Em julgamento, inspetores do SEF negam responsabilidade pela morte de ucraniano

Miguel A. Lopes/LUSA

Da Redação
Com Lusa

O advogado da família do ucraniano Ihor Homeniuk considerou que “era esperado” que os três inspetores do Serviço de Estrangeiros e Fronteiras (SEF) acusados do homicídio do cidadão ucraniano em Lisboa negassem em julgamento a prática do crime.

“Era o expectável”, comentou José Gaspar Schwalbach, advogado da família de Ihor Homeniuk, à saída da Juízo Central Criminal de Justiça, no Campus de Justiça (Lisboa), onde neste dia 02 se iniciou o julgamento e no qual os três inspetores do SEF, já ouvidos pelo coletivo de juízes, negaram a acusação de homicídio.

Os inspetores alegaram que se limitaram a manietar um passageiro “agitado, violento e autodestrutivo”, que ficou mais calmo quando saíram da sala.

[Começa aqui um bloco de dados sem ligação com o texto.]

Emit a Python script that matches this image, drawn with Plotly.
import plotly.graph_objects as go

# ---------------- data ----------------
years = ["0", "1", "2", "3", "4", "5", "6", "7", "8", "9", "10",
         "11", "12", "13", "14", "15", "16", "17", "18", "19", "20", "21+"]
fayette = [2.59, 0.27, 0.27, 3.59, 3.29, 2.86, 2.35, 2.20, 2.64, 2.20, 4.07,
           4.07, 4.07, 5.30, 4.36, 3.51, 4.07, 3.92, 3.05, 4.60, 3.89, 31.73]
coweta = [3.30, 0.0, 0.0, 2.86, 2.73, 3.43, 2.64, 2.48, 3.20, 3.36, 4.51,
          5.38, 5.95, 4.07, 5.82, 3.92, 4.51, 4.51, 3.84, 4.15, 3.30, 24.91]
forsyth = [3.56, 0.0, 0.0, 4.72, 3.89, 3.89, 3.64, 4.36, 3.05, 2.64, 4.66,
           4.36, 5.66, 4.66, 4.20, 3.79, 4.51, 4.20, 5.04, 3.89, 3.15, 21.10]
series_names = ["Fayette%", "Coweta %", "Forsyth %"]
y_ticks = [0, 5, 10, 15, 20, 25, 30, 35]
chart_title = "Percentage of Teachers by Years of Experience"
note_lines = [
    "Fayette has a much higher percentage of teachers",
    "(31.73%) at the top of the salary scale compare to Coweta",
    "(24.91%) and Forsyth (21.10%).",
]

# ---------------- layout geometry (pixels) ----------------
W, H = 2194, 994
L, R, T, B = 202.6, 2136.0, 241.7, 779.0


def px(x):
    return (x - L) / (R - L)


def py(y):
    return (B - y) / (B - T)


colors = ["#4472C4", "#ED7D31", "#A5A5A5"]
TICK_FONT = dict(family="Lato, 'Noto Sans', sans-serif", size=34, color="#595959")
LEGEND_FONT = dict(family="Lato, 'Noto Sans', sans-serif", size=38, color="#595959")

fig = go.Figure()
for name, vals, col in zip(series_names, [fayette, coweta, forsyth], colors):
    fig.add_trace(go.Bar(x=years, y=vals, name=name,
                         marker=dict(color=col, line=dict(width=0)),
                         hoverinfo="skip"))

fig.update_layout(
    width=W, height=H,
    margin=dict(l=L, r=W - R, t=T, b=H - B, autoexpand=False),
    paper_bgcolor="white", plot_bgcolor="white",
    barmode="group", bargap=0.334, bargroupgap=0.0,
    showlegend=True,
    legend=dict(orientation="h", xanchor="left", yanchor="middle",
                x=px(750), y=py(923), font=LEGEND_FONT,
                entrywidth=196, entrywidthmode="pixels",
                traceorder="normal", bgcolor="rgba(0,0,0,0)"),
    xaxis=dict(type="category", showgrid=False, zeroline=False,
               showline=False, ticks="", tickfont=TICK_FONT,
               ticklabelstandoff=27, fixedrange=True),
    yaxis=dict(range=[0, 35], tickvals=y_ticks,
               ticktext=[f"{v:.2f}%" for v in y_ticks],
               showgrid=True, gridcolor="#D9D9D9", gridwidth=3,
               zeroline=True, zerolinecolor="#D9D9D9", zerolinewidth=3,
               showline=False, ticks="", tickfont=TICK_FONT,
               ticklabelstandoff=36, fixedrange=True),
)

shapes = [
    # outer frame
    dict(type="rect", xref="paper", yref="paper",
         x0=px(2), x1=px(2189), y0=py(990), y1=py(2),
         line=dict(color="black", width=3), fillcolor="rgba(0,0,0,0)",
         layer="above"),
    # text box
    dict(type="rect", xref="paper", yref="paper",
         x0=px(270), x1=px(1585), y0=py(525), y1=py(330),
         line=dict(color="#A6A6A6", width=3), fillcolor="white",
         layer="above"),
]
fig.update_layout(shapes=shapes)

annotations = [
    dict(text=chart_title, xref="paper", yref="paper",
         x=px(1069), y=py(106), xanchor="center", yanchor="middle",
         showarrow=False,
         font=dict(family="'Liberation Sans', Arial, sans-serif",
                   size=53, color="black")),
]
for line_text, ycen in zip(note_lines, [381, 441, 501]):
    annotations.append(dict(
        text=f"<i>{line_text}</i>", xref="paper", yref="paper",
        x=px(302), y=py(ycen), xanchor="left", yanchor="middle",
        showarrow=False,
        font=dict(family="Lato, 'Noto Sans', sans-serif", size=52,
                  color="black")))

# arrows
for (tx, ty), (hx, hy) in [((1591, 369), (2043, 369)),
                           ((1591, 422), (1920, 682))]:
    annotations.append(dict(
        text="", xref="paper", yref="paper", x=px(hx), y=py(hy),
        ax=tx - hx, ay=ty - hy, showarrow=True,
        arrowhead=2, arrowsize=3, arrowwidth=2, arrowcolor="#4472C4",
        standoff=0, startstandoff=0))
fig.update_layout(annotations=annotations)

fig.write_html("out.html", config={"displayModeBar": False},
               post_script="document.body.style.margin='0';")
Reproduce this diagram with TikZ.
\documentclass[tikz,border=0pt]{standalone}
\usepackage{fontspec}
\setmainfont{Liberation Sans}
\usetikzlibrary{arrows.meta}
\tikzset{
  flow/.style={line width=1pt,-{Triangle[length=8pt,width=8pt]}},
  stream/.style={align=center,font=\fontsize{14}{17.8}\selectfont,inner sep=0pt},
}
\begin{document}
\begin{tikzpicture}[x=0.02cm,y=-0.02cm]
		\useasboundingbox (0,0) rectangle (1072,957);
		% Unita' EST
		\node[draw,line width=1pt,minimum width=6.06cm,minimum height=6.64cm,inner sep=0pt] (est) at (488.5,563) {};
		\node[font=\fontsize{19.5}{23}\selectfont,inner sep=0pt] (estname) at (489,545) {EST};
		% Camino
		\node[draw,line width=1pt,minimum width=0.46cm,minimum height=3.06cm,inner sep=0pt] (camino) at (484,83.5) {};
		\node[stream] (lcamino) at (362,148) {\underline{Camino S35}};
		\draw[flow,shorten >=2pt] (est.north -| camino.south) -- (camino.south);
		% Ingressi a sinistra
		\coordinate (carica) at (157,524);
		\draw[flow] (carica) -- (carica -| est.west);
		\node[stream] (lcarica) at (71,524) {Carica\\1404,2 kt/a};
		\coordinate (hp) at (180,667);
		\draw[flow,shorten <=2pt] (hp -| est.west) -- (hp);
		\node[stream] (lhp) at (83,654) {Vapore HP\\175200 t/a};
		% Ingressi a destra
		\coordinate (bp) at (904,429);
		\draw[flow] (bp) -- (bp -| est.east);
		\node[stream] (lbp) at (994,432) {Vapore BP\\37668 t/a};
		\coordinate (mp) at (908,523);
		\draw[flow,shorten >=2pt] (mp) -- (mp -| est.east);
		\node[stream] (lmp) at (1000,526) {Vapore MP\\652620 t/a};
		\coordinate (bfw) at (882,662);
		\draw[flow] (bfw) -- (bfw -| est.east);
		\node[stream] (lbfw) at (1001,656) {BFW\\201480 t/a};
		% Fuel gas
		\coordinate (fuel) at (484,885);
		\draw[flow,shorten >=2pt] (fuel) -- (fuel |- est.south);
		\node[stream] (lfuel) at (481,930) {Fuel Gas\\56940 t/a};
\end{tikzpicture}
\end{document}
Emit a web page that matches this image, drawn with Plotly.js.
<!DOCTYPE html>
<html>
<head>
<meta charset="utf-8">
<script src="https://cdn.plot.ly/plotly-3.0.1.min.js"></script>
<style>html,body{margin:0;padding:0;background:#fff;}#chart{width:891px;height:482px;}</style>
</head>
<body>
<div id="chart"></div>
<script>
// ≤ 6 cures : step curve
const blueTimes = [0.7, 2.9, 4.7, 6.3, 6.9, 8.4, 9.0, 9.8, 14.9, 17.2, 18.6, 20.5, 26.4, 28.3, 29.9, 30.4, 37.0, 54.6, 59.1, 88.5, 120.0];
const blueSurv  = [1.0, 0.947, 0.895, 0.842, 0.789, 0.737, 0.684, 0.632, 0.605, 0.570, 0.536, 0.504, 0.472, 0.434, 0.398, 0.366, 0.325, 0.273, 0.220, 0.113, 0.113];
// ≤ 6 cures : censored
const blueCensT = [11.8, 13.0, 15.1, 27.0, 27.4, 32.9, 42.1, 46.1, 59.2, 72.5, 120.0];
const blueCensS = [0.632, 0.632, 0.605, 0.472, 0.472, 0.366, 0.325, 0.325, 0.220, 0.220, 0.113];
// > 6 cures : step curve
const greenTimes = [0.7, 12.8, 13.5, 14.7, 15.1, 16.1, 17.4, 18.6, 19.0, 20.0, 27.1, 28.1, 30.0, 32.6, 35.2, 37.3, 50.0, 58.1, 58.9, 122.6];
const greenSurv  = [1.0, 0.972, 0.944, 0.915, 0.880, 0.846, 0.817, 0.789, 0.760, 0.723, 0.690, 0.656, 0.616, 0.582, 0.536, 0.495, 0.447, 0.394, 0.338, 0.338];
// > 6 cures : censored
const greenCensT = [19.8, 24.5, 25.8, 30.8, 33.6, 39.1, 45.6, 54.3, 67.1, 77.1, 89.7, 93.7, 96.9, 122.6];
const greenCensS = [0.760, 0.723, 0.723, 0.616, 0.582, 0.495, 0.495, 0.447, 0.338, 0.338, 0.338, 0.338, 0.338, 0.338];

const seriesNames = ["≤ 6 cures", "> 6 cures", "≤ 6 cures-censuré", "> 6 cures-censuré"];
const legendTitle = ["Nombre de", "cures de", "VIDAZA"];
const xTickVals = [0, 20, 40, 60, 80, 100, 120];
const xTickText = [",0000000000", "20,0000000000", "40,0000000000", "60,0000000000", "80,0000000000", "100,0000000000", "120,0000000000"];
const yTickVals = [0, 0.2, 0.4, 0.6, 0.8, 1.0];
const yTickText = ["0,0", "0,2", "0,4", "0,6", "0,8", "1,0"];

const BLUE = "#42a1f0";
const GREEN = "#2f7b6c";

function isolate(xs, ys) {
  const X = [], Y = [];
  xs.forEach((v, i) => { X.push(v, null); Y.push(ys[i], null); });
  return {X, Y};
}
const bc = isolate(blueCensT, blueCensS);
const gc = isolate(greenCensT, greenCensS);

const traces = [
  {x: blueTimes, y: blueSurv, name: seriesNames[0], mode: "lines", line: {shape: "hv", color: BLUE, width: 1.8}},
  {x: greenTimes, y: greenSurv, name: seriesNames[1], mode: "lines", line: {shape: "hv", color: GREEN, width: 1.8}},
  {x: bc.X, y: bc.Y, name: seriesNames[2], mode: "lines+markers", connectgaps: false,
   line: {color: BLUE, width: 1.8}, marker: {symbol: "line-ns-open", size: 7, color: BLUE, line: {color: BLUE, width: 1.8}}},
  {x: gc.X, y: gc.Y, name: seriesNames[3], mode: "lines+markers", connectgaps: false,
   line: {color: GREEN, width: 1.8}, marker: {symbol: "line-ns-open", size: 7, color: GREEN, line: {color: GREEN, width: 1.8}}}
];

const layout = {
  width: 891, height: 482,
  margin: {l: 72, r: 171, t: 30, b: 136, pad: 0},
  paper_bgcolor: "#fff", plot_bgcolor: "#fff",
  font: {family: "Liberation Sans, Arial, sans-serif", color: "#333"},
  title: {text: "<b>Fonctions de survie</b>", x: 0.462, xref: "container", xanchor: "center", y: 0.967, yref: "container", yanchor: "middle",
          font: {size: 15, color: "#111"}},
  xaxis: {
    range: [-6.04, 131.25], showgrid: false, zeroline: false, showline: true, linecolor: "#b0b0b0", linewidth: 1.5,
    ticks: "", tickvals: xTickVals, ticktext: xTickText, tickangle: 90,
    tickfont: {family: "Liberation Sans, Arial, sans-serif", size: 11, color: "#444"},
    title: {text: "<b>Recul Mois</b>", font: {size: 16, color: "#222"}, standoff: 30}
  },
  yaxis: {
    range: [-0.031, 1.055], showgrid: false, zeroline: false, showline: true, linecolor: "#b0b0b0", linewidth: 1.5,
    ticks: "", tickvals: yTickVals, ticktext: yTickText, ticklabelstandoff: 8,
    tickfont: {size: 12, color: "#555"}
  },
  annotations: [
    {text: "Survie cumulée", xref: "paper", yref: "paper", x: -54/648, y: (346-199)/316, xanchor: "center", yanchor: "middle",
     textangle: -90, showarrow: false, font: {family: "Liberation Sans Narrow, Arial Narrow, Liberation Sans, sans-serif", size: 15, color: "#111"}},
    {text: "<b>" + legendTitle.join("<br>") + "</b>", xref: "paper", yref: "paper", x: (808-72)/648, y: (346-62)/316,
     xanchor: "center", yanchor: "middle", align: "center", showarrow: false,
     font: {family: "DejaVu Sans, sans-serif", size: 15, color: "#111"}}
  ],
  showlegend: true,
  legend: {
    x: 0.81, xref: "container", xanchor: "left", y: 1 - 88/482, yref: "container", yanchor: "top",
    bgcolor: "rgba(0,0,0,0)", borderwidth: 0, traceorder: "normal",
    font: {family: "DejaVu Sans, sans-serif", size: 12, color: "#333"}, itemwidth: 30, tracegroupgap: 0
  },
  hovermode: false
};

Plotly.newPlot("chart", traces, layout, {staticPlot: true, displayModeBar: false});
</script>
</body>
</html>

O advogado da família de Ihor Homeniuk, que morreu em 12 de março de 2020, numa sala do Centro de Instalação temporária do Aeroporto de Lisboa, que não se alongou em comentários aos jornalistas, dizendo apenas que o julgamento começou com a audição dos acusados, mas a audiência terá “desenvolvimentos”, pelo que há que “aguardar” pelas restantes inquirições.

Por seu lado, Ricardo Sá Fernandes, advogado do arguido Bruno Sousa, considerou que “não há nenhuma surpresa” no fato de todos os acusados terem negado a prática do homicídio, cabendo ao coletivo de juízes e a todos que estiveram presentes na sala de audiência “apreciar a consistência” daquilo que os acusados disseram em sua defesa.

Ricardo Sá Fernandes afirmou não ter nada contra o fato de as pessoas – sejam jornalistas, políticos ou cidadãos no geral – se pronunciem sobre os processos antes do trânsito em julgado da sentença, sublinhando que o problema não está em se pronunciarem sobre os casos judiciais, mas sim na forma e “como se pronunciam” sobre algo que ainda não foi julgado.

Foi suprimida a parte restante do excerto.